Copy exactly the lines from the start of the material through the line with "import seaborn as sns". Pictures stay out of the copy.
━━━ Provided material
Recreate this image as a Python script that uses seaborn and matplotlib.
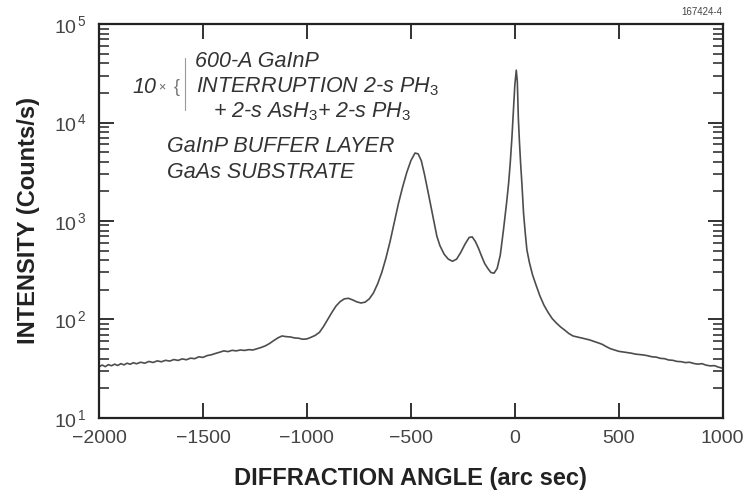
import numpy as np
import pandas as pd
import matplotlib
matplotlib.use("Agg")
import matplotlib.pyplot as plt
from matplotlib.lines import Line2D
from matplotlib.ticker import FixedLocator, NullFormatter
import seaborn as sns

# ---- data (angle in arc sec, intensity in counts/s) ----
angle = [-2000, -1985, -1970, -1955, -1940, -1925, -1910, -1895, -1880, -1865,
         -1850, -1835, -1820, -1800, -1780, -1760, -1740, -1720, -1700, -1680,
         -1660, -1640, -1620, -1600, -1580, -1560, -1540, -1520, -1500, -1480,
         -1460, -1440, -1420, -1400, -1380, -1360, -1340, -1320, -1300, -1280,
         -1260, -1240, -1220, -1200, -1180, -1160, -1140, -1120, -1100, -1080,
         -1060, -1040, -1020, -1000, -980, -960, -940, -920, -900, -880,
         -860, -840, -820, -800, -780, -760, -740, -720, -700, -680,
         -660, -640, -620, -600, -580, -560, -540, -520, -500, -480,
         -465, -450, -435, -420, -405, -390, -375, -360, -340, -320,
         -300, -280, -260, -240, -220, -205, -190, -175, -160, -145,
         -130, -115, -100, -85, -70, -55, -40, -30, -22, -14,
         -7, 0, 7, 12, 17, 22, 28, 34, 42, 50,
         58, 70, 85, 100, 120, 140, 160, 180, 200, 220,
         240, 260, 280, 300, 320, 340, 360, 380, 400, 420,
         440, 460, 480, 500, 520, 540, 560, 580, 600, 620,
         640, 660, 680, 700, 720, 740, 760, 780, 800, 820,
         840, 860, 880, 900, 920, 940, 960, 980, 1000]
intensity = [33, 34.5, 33.2, 34.8, 33.9, 35.2, 34.1, 35.6, 34.6, 36,
             35.1, 36.4, 35.5, 36.8, 36, 37.5, 36.6, 38, 37.2, 38.5,
             37.8, 39.2, 38.4, 39.8, 39, 40.5, 40, 41.8, 41.2, 43,
             43.8, 45.2, 46.5, 48, 47.2, 48.6, 48, 49, 48.5, 49.4,
             49, 50.5, 52, 54, 57, 61, 65, 68, 67, 66.5,
             65, 64.5, 63, 63.5, 66, 69, 74, 85, 100, 118,
             137, 152, 162, 164, 158, 151, 147, 150, 162, 186,
             230, 300, 420, 620, 960, 1500, 2200, 3100, 4100, 4900,
             4800, 4100, 3000, 2100, 1450, 1000, 700, 560, 460, 410,
             390, 410, 480, 580, 680, 690, 620, 530, 440, 370,
             330, 300, 295, 330, 450, 800, 1500, 2400, 3900, 7000,
             13000, 24000, 34000, 26000, 11000, 6500, 3800, 2400, 1200, 760,
             510, 380, 285, 230, 175, 140, 118, 102, 92, 84,
             78, 72, 68, 66.5, 65, 63.5, 62, 60, 58, 56,
             53, 50.5, 49, 47.5, 46.8, 46, 45.5, 44.5, 44, 43.6,
             42.8, 41.8, 41.5, 40.3, 40, 38.8, 38.5, 37.5, 37.3, 36.5,
             36.8, 35.8, 35.2, 35.6, 34.4, 33.8, 34, 32.8, 32]

x_ticks = [-2000, -1500, -1000, -500, 0, 500, 1000]
y_ticks = [10, 100, 1000, 10000, 100000]
y_tick_labels = [r"$\mathrm{10}^{\,1}$", r"$\mathrm{10}^{\,2}$", r"$\mathrm{10}^{\,3}$",
                 r"$\mathrm{10}^{\,4}$", r"$\mathrm{10}^{\,5}$"]
y_minor_ticks = [m * d for d in (10, 100, 1000, 10000) for m in range(2, 10)]

df = pd.DataFrame({"angle": angle, "intensity": intensity})

sns.set_theme(style="ticks")
plt.rcParams["font.family"] = ["Liberation Sans", "DejaVu Sans"]
plt.rcParams["mathtext.fontset"] = "custom"
plt.rcParams["mathtext.rm"] = "Liberation Sans"
plt.rcParams["mathtext.it"] = "Liberation Sans:italic"
plt.rcParams["mathtext.bf"] = "Liberation Sans:bold"

fig = plt.figure(figsize=(7.43, 4.95), dpi=100)
ax = fig.add_axes([0.1333, 0.1556, 0.8394, 0.7959])

sns.lineplot(data=df, x="angle", y="intensity", ax=ax, color="#4d4d4d",
             linewidth=1.2, estimator=None, sort=False)

ax.set_yscale("log")
ax.set_xlim(-2000, 1000)
ax.set_ylim(10, 100000)
ax.set_xticks(x_ticks)
ax.set_yticks(y_ticks)
ax.set_yticklabels(y_tick_labels)
ax.yaxis.set_minor_locator(FixedLocator(y_minor_ticks))
ax.yaxis.set_minor_formatter(NullFormatter())

for s in ax.spines.values():
    s.set_linewidth(1.6)
    s.set_color("#222222")

ax.tick_params(axis="both", which="major", direction="in", length=11, width=1.3,
               top=True, right=True, colors="#222222", labelcolor="#444444",
               labelsize=14, pad=9)
ax.yaxis.set_tick_params(which="minor", direction="in", length=7, width=1.1,
                         left=True, right=True, color="#222222")
ax.tick_params(axis="x", which="minor", bottom=False, top=False)

ax.set_xlabel("DIFFRACTION ANGLE (arc sec)", fontsize=17, fontweight="bold",
              color="#222222", labelpad=14)
ax.set_ylabel("INTENSITY (Counts/s)", fontsize=17, fontweight="bold",
              color="#222222", labelpad=10)

tcol = "#333333"
tsz = 15.5
ax.text(0.154, 0.904, "600-A GaInP", transform=ax.transAxes, fontsize=tsz,
        style="italic", color=tcol, va="center", ha="left")
ax.text(0.053, 0.840, "10", transform=ax.transAxes, fontsize=tsz,
        style="italic", color=tcol, va="center", ha="left")
ax.text(0.094, 0.840, "\u00d7", transform=ax.transAxes, fontsize=9,
        color="#666666", va="center", ha="left")
ax.text(0.120, 0.840, "{", transform=ax.transAxes, fontsize=13,
        color="#777777", va="center", ha="left")
ax.add_line(Line2D([0.138, 0.138], [0.782, 0.914], transform=ax.transAxes,
                   color="#999999", linewidth=0.8))
ax.text(0.156, 0.840, r"INTERRUPTION 2-s PH$_{\mathit{3}}$", transform=ax.transAxes,
        fontsize=tsz, style="italic", color=tcol, va="center", ha="left")
ax.text(0.183, 0.777, r"+ 2-s AsH$_{\mathit{3}}$+ 2-s PH$_{\mathit{3}}$",
        transform=ax.transAxes, fontsize=tsz, style="italic", color=tcol,
        va="center", ha="left")
ax.text(0.109, 0.688, "GaInP BUFFER LAYER", transform=ax.transAxes, fontsize=tsz,
        style="italic", color=tcol, va="center", ha="left")
ax.text(0.109, 0.622, "GaAs SUBSTRATE", transform=ax.transAxes, fontsize=tsz,
        style="italic", color=tcol, va="center", ha="left")

fig.text(0.972, 0.976, "167424-4", fontsize=7, color="#444444",
         ha="right", va="center")

fig.savefig("out.png", dpi=100, facecolor="white")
━━━━━━
• **Exercise answer**:
Recreate this image as a Python script that uses seaborn and matplotlib.
import numpy as np
import pandas as pd
import matplotlib
matplotlib.use("Agg")
import matplotlib.pyplot as plt
from matplotlib.lines import Line2D
from matplotlib.ticker import FixedLocator, NullFormatter
import seaborn as sns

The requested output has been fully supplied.